O GLOBO - 16/05
O exemplo do Proer, que saneou os bancos mas não evitou punições, é um princípio a ser seguido
Aadministração lulopetista arredada do governo com o afastamento da presidente Dilma deixou o Planalto com algumas bombas armadas. Na reta final das análises da admissibilidade do impeachment, quando já se desenhava como irreversível o pleito da oposição, ela abriu um pacote de bondades que impactará o já comprometido equilíbrio fiscal (aumento do Bolsa Família, dos subsídios do Plano Safra e do Minha Casa Minha Vida, reajuste da tabela do Imposto de Renda), artefato que custará ao país R$ 10 bilhões. Se Temer o mantiver da maneira que está.
Outras armadilhas foram armadas antes, mas também quando o impeachment já se desenhava como uma derrota de Dilma. Caso, por exemplo, da medida provisória 703, que altera dispositivos da Lei Anticorrupção (de 2013), visando a modificar o instituto dos acordos de leniência com empresas envolvidas em atos lesivos ao Erário (e, subjacentes, em ações contra a ética nas suas relações com o poder público).
A medida, editada em dezembro do ano passado, é alvo de críticas de juristas e do Ministério Público, por esvaziar o papel do MP na celebração dos acordos de leniência (a delação premiada para empresas apanhadas em atos de corrupção) — um retrocesso, tendo em vista que, como organismo não ligado organicamente a qualquer dos poderes, a Procuradoria atua de forma independente, autônoma, como tem demonstrado no curso da Operação Lava-Jato.
Especialistas apontam também um perigoso “jabuti” no texto da MP. O artigo 16º da Lei Anticorrupção estabelece que a autoridade máxima de cada ente público (União, estados e municípios) pode celebrar acordos de delação com as empresas. Mas a medida provisória flexibiliza a competência, no âmbito do poder público, para promover acordos de leniência, estendo-a a órgãos próprios de controle interno, isoladamente ou em conjunto com o Ministério Público — neste último caso, no entanto, apenas se dando ciência à Procuradoria após a instauração do processo administrativo. Ou seja, a apuração fica praticamente no âmbito do Executivo, um enviesado caminho para negligenciar o combate à corrupção.

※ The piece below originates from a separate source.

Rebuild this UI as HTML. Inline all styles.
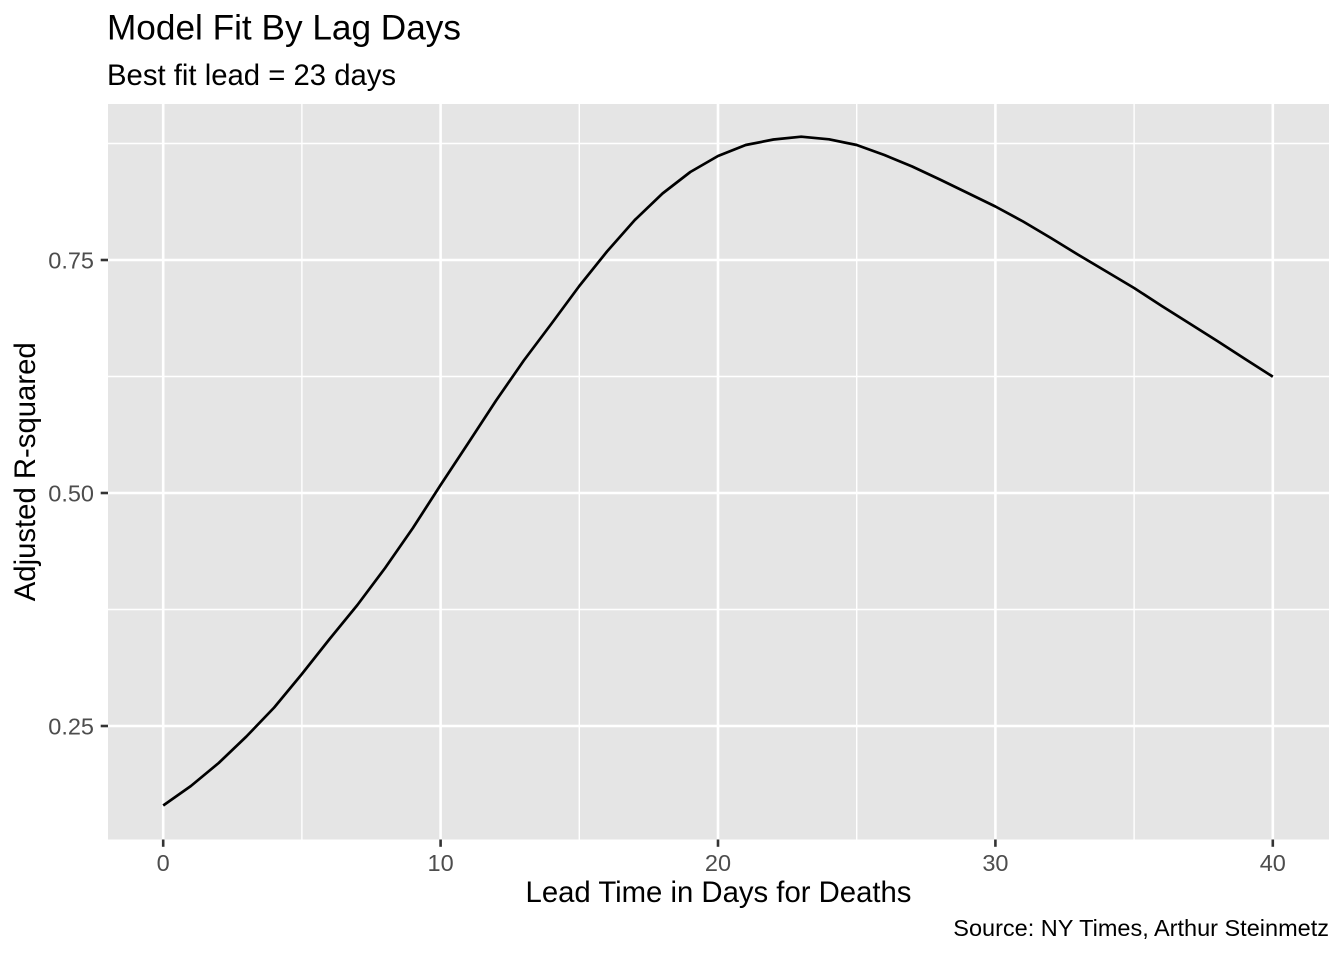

Ao anunciar a MP, Dilma o fez com um fundamento correto: na imagem que criou, se era preciso punir os CPFs, também era imprescindível preservar a saúde operacional dos CNPJs. Certo, mas o que especialistas e procuradores temem é que, embutida na redação da medida, esteja a intenção de defender do ajuste de contas com a Justiça empresas “amigas” — aquelas flagradas em “malfeitos” pela Lava-Jato. Preservar empresas e empregos é um princípio justo, mas é preciso ter o cuidado de que, no curso dessa providência, não se pretenda blindar patrimônios das pessoas físicas (sócios, acionistas etc.) e livrar os CNPJs de alguma punição.
Com o Proer, firmaram-se critérios para casos de gestão temerária, vizinha da corrupção. O programa de saneamento de bancos resguardou as instituições financeiras, mas impôs sanções aos sócios controladores e executivos. Um cuidado que, testado, teve resultados positivos. A MP 703 vence dia 29. Aprová-la seria retrocesso.